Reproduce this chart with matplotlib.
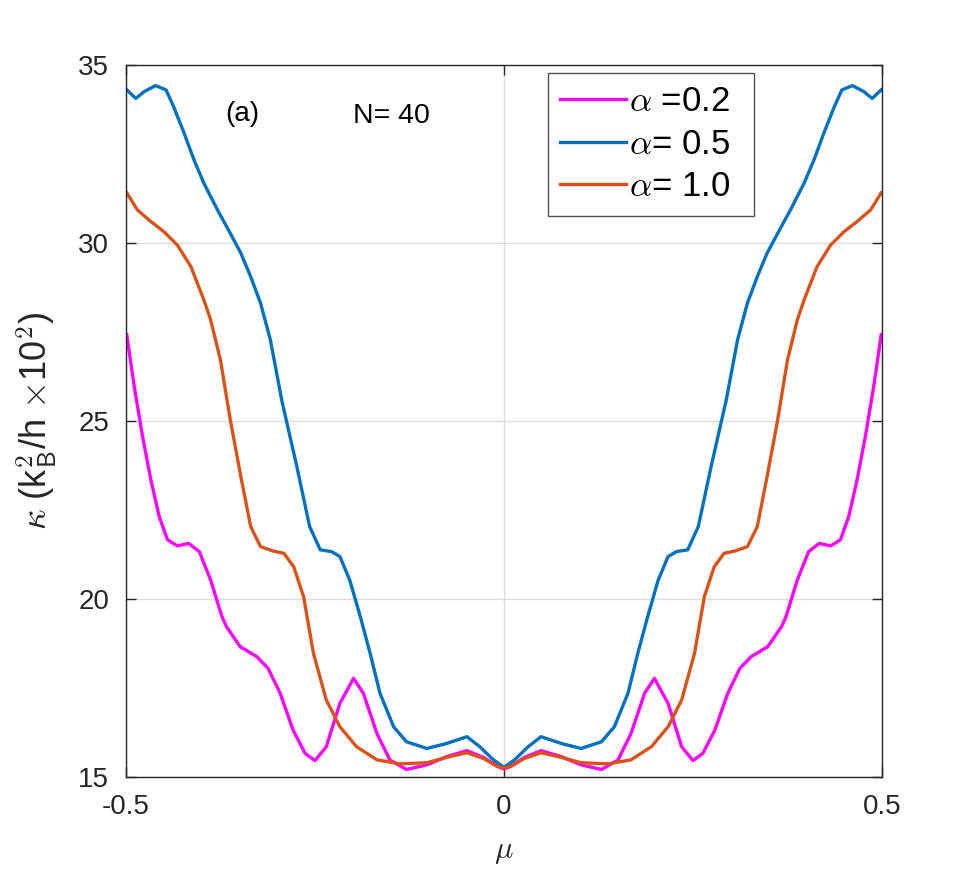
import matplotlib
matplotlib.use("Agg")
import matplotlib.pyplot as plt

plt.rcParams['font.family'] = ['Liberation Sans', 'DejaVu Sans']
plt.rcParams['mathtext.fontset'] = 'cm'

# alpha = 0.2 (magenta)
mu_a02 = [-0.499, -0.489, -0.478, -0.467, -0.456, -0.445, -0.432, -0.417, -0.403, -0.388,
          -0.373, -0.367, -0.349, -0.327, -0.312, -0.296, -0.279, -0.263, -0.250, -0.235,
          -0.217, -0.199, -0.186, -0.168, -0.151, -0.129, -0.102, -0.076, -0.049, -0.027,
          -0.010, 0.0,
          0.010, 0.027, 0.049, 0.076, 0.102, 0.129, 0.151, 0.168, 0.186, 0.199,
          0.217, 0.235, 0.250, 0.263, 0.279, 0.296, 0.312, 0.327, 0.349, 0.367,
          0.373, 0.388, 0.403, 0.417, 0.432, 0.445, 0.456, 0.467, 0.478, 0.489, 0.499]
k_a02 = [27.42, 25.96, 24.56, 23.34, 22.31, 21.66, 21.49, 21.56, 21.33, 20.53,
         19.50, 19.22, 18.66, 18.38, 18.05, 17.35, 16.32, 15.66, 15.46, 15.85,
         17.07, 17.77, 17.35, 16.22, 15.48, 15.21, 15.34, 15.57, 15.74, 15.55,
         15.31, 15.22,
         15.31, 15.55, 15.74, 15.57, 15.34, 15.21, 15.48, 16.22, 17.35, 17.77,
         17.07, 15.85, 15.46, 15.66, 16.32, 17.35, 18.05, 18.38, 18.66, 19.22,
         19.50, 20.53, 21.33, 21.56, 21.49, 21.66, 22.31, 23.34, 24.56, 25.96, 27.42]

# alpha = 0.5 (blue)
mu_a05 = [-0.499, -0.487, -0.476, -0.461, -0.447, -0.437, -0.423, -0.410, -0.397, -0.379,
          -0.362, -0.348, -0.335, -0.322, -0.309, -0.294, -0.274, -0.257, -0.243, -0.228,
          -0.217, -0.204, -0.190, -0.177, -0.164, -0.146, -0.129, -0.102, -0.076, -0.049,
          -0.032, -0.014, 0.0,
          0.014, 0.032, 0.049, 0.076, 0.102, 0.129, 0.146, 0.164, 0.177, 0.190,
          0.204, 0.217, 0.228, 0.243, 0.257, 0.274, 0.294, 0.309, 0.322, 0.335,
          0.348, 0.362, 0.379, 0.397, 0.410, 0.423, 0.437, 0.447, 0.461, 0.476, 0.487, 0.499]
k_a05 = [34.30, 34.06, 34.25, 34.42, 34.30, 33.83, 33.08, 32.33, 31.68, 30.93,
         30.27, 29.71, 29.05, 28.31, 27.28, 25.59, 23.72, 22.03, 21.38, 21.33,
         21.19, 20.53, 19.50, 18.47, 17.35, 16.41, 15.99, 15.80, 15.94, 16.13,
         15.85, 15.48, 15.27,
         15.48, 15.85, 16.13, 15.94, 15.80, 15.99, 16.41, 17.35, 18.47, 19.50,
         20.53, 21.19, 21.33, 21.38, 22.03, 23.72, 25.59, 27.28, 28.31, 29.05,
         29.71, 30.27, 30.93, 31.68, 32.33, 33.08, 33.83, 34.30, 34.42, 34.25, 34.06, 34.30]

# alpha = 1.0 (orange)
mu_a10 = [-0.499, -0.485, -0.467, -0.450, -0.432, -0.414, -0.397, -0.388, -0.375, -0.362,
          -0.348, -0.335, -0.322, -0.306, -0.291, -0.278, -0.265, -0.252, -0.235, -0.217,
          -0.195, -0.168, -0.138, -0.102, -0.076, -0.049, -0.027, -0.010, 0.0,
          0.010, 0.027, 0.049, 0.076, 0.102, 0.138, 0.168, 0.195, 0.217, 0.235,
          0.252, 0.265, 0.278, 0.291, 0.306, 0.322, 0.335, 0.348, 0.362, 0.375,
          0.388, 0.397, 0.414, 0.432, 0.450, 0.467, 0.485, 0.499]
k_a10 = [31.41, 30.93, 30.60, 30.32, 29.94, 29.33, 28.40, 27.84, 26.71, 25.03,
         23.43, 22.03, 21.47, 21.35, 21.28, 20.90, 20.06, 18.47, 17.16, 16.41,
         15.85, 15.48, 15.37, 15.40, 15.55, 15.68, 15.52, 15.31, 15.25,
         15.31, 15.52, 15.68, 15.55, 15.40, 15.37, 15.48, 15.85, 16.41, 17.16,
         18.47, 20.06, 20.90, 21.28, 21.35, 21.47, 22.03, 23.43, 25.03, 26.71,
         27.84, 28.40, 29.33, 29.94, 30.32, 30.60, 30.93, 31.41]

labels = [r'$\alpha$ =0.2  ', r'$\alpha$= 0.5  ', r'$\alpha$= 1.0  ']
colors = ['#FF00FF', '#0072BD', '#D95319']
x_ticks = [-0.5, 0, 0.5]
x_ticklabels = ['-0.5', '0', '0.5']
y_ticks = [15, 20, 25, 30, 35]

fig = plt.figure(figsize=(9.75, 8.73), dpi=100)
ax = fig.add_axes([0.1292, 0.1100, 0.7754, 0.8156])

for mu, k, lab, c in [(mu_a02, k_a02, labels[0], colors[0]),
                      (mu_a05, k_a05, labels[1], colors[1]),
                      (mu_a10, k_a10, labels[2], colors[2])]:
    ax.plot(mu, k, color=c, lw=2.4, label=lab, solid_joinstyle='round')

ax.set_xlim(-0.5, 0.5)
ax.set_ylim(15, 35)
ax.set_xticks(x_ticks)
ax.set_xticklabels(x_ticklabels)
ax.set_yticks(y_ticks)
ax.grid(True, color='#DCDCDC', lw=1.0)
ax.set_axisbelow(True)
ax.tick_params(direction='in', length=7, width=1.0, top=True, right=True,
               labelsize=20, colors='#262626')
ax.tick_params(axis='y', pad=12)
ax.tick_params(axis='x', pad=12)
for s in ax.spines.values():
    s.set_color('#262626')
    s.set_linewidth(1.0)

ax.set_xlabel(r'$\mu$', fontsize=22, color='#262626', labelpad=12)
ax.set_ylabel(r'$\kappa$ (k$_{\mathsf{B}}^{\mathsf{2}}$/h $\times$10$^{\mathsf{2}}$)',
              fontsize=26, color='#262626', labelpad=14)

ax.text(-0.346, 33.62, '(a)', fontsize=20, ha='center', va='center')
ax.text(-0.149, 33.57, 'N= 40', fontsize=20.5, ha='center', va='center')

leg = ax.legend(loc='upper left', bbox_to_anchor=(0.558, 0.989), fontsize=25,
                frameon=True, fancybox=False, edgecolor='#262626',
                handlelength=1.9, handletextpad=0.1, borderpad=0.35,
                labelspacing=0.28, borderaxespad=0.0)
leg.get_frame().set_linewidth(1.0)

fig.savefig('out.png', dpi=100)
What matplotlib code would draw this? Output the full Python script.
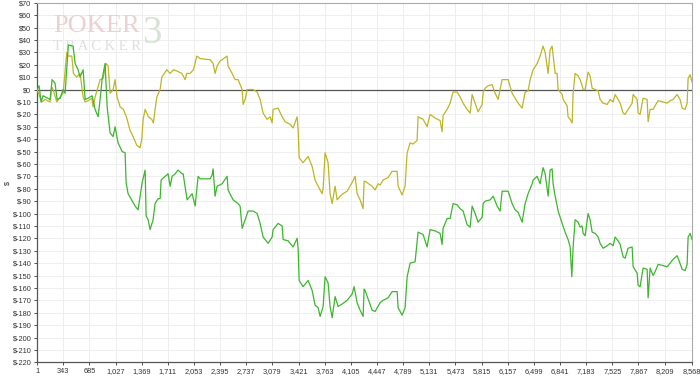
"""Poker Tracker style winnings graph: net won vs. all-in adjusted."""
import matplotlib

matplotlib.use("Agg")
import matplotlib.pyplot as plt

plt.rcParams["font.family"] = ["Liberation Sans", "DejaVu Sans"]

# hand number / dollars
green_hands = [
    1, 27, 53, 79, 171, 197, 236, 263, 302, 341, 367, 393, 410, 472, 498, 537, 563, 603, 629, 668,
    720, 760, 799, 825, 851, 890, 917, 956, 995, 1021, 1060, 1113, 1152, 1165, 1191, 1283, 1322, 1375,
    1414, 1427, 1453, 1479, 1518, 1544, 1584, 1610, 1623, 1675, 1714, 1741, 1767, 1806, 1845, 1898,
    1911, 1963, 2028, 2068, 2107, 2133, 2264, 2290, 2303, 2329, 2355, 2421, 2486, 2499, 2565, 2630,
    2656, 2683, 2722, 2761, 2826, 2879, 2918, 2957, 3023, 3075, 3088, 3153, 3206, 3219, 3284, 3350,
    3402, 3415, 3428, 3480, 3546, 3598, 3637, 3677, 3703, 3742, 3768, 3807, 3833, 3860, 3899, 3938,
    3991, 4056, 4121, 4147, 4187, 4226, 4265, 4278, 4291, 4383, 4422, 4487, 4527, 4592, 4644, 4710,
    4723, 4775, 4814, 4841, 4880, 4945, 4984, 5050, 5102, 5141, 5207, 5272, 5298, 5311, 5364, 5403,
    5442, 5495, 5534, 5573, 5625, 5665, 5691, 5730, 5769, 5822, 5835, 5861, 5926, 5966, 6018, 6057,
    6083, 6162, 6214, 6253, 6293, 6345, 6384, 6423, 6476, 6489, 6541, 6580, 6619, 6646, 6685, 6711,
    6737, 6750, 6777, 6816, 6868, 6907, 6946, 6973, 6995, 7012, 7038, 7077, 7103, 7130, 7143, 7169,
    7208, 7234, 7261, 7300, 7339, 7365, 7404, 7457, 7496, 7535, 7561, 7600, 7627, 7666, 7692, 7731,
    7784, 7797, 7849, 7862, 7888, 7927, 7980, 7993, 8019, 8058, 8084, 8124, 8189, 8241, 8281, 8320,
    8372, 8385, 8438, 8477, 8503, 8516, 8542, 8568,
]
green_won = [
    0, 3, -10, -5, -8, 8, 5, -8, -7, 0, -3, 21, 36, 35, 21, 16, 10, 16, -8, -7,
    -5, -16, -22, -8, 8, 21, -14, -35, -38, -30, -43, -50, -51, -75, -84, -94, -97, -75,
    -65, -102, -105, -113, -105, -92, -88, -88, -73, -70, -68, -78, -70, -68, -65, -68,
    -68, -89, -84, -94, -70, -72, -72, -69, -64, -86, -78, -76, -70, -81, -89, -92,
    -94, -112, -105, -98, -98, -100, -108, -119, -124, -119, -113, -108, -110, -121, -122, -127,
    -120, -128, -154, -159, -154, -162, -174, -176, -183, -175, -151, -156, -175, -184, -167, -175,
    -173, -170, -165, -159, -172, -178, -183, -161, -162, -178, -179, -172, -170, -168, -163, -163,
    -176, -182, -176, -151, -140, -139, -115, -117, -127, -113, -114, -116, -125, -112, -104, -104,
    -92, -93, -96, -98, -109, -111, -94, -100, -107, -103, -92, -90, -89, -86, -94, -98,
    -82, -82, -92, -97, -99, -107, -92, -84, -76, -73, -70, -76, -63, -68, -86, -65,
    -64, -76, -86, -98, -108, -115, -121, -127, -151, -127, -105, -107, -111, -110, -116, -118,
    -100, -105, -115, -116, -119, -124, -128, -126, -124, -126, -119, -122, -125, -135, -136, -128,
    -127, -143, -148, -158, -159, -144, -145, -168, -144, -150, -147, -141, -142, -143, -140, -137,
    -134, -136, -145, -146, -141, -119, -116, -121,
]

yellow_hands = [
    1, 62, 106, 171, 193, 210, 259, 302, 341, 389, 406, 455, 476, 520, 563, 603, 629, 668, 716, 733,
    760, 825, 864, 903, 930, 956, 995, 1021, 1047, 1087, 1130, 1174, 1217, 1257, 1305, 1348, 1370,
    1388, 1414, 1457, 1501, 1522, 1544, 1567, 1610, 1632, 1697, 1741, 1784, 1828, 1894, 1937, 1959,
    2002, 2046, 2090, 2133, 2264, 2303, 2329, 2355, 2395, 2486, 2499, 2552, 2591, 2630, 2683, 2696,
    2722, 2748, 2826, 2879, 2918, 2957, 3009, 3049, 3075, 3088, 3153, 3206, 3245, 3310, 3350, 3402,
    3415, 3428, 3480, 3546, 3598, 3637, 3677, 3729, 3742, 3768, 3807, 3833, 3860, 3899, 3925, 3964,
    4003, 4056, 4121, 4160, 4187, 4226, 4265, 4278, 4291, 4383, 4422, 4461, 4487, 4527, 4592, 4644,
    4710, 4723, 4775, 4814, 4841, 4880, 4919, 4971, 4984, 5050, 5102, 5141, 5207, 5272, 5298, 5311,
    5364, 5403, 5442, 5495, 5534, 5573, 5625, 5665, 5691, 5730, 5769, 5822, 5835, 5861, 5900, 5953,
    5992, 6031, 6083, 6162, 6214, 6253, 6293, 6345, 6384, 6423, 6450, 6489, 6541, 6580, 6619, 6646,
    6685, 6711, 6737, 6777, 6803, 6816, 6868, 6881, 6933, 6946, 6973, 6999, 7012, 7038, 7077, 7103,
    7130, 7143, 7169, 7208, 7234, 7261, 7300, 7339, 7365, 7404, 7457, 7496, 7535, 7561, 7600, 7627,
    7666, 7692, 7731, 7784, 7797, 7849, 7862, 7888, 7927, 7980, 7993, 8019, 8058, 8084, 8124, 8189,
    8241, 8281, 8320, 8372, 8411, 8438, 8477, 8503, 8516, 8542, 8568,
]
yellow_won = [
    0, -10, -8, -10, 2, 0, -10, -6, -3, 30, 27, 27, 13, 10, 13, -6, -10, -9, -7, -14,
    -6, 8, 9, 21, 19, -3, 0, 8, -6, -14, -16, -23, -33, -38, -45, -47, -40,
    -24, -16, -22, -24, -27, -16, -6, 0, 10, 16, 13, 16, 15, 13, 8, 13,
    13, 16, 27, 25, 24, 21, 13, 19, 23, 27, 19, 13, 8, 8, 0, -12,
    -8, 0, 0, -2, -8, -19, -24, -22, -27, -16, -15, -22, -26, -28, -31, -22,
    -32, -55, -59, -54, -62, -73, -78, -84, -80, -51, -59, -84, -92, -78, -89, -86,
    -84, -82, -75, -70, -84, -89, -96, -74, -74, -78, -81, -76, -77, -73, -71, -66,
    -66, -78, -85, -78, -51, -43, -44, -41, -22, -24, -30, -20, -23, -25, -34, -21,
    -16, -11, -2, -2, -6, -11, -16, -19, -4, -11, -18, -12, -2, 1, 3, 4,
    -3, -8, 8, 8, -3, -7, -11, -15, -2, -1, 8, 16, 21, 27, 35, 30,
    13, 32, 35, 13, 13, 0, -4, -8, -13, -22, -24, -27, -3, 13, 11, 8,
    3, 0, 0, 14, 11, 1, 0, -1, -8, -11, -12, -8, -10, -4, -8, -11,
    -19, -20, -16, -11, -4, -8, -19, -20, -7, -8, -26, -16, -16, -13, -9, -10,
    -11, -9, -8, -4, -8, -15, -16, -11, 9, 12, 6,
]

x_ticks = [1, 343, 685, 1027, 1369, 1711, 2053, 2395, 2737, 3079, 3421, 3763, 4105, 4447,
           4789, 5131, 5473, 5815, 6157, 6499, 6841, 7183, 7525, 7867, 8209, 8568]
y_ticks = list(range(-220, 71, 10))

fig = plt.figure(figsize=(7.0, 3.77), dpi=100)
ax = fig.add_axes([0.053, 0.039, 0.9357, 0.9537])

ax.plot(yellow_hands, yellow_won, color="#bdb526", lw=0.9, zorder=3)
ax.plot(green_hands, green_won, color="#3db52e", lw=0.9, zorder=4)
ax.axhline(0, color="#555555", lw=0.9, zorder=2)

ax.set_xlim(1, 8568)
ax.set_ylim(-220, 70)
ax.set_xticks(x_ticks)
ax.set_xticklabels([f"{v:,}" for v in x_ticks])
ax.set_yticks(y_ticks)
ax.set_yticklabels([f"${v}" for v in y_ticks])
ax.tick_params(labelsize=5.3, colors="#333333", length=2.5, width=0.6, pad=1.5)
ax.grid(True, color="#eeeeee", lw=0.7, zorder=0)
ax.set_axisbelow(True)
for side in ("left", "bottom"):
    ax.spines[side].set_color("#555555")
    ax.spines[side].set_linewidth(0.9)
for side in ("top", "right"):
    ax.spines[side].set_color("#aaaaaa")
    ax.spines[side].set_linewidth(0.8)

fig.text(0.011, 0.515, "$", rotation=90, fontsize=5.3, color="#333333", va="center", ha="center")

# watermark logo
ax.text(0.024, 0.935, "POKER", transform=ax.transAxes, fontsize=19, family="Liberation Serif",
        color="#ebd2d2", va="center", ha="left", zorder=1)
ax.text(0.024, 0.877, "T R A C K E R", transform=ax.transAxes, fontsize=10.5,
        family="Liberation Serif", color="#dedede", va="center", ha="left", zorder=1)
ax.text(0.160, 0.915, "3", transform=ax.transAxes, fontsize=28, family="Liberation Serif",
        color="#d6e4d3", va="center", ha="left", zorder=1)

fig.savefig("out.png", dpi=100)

TASK TO COMPLETE: Up to and including the line containing "plt.rcParams['mathtext.fontset'] = 'cm'", repeat every line from the start of the data, but none of the pictures.

ANSWER TO THE TASK:
Reproduce this chart with matplotlib.
import matplotlib
matplotlib.use("Agg")
import matplotlib.pyplot as plt

plt.rcParams['font.family'] = ['Liberation Sans', 'DejaVu Sans']
plt.rcParams['mathtext.fontset'] = 'cm'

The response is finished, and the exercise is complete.